Ben Lerner investigates modern American society, one line at a time.
The 30-year-old Topeka, Kan., native, who currently teaches writing at the University of Pittsburgh, has made a substantial name for himself as a resident observer of the human condition, turning what he sees and hears into verse — of which there are now three volumes.
Lerner’s first two published works, 2004’s The Lichtenberg Figures and 2006’s Angle of Yaw, have garnered him recognition as a poet to be reckoned with, as the former was awarded the Hayden Carruth prize by Copper Canyon Press, and the latter was a finalist for the 2006 National Book Award. He also lived and wrote in Madrid as a Fulbright scholar in 2003.
Lerner will read from his works at 5:30 p.m. today at the Frank Conroy Reading Room in the Dey House. Admission is free.
Michael Wiegers, executive editor of Copper Canyon Press (where all of Lerner’s books have been published), recalls “having the top of his head taken off” upon a first reading of Lerner’s work as an anonymous entrant for the Hayden Carruth prize.

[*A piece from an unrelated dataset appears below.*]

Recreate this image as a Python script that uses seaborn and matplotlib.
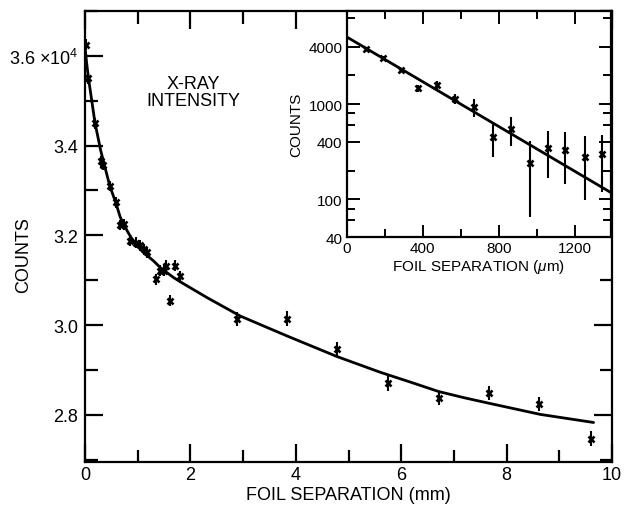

“This was a poet … who wanted to work language to a sharp edge,” Wiegers said. “Throughout my time reading for that contest, his book became the one for all the others to beat. None did. His second book … ratcheted up how the poet looks at and to language.”
Wiegers has been a support system of sorts for Lerner in his publishing career, having edited all three of his books.
“[Lerner is] very confident in how he approaches his work and knows how he wants to see it out into the world,” Wiegers said.
With Mean Free Path, which will be released next year, Lerner essentially moves within the same trajectory as in his first two works, in terms of his strong emphasis on the importance of language.
On a more personal level, it will also carry concern regarding the commercialization of public space and speech, in addition to focusing on the ways that various forms of violence are sedimented in societal rhetoric.
The inspiration for Mean Free Path, Lerner said, draws from the phrase’s meaning in physics, defined as the average distance a particle travels between subsequent impacts with other particles.
The poet then applied this notion to the works in the collection, which Lerner asserts are “full of little collisions — stutters, repetitions, fragmentations, recombinations — that track how language threatens to break up or change course under the emotional pressures of the utterance.”
By displaying a clear desire to tackle the woes of contemporary society, Lerner is setting himself up to become a watchdog voice in his own right. This kind of consciousness is what Wiegers said he hopes people will gain from the poet’s work.
“[Lerner] is a very smart, passionate man … with a need to address the biggest issues of our lives while not allowing them to be lost to easy, cast-off language or habitual thinking,” he said.